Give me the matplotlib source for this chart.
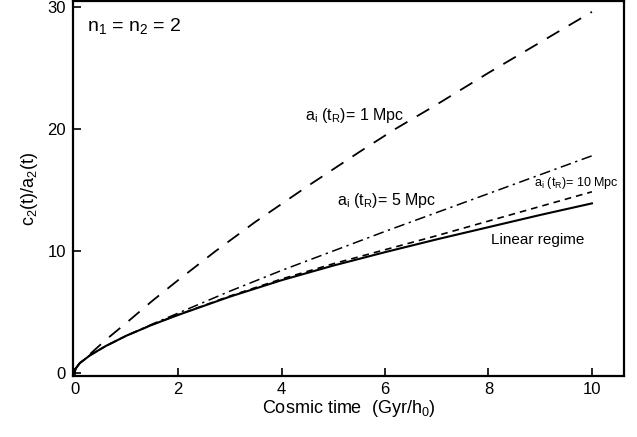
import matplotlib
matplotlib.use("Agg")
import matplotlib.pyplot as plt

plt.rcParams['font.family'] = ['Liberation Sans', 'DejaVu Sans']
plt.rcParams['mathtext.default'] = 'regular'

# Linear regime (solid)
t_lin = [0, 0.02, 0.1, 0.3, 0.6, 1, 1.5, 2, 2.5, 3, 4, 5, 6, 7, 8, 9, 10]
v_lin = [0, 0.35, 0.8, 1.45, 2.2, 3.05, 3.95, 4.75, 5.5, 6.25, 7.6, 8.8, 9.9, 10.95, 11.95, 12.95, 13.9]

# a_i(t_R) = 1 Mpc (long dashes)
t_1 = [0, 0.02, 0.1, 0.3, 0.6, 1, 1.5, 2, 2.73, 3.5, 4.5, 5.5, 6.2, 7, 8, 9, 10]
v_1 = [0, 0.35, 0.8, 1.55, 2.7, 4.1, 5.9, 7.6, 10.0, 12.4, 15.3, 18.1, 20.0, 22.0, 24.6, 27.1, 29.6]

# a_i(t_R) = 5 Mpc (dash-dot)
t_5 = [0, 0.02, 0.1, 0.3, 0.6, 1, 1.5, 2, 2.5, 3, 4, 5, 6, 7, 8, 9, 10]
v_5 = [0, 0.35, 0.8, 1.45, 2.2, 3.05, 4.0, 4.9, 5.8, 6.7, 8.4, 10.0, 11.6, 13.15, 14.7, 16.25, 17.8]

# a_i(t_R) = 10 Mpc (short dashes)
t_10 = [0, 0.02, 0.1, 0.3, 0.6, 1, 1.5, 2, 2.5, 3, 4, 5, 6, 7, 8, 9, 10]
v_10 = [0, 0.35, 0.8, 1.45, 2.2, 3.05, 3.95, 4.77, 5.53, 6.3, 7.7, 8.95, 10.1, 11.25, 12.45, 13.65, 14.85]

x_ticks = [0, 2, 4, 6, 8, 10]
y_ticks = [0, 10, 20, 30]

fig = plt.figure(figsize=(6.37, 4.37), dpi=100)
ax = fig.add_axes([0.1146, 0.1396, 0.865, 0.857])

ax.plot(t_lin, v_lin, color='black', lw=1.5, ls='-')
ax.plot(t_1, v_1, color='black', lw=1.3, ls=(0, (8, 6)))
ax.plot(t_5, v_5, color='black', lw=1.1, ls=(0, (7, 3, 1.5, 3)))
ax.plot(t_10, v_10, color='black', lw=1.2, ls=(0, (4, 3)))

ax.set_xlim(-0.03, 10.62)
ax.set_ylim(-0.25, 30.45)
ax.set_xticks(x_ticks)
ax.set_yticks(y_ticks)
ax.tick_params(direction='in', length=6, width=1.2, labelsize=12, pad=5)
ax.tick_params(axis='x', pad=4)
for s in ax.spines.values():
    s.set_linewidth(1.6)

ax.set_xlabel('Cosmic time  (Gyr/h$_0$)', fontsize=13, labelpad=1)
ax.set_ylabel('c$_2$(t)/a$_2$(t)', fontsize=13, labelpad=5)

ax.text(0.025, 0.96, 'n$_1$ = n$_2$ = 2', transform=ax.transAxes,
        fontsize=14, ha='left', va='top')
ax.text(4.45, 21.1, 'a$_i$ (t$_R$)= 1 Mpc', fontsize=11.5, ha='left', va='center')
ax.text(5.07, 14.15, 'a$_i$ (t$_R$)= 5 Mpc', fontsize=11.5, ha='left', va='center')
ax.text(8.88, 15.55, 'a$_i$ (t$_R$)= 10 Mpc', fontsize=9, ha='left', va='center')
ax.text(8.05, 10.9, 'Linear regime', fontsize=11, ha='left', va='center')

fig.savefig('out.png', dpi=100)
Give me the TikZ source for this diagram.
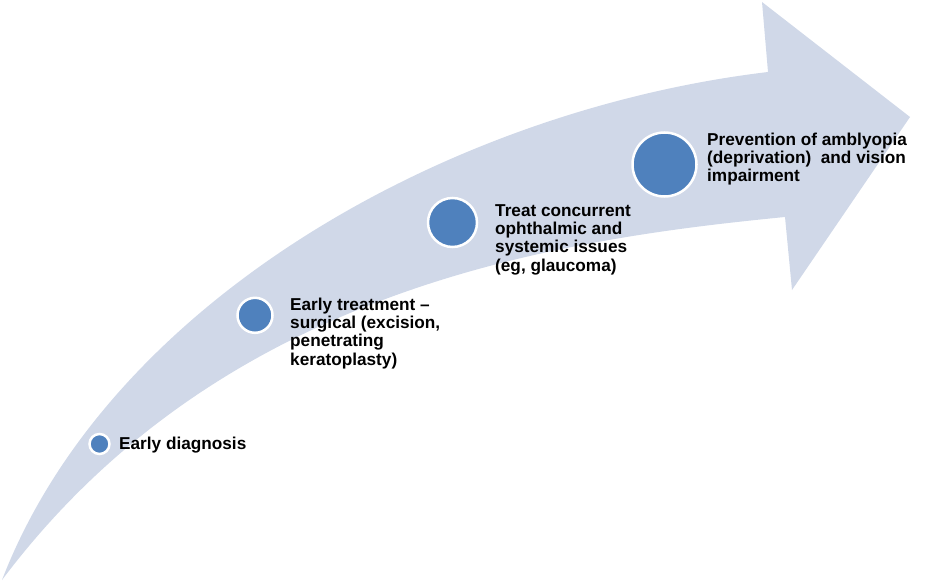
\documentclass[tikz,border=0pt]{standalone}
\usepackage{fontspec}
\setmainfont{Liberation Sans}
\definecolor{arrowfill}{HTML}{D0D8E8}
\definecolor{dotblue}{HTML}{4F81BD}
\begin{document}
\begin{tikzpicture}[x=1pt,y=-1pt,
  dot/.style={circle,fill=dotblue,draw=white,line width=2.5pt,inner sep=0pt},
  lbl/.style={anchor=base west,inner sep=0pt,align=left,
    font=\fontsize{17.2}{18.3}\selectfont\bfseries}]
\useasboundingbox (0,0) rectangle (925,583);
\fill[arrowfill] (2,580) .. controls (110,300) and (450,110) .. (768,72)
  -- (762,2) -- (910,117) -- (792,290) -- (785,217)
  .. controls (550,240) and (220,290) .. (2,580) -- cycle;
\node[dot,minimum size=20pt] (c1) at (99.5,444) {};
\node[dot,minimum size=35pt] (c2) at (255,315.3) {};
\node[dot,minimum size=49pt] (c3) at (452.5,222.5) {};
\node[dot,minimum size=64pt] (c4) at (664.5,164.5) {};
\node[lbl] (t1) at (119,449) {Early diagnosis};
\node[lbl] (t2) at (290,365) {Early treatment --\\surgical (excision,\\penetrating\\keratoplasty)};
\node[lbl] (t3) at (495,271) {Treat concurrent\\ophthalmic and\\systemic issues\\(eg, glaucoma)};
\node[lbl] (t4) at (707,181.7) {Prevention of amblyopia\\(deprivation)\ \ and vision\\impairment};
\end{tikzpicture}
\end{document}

____________________

» **TASK PROMPT**
Gather all lines where the word "Give" appears.

» **WORKED SOLUTION**
Give me the matplotlib source for this chart.
Give me the TikZ source for this diagram.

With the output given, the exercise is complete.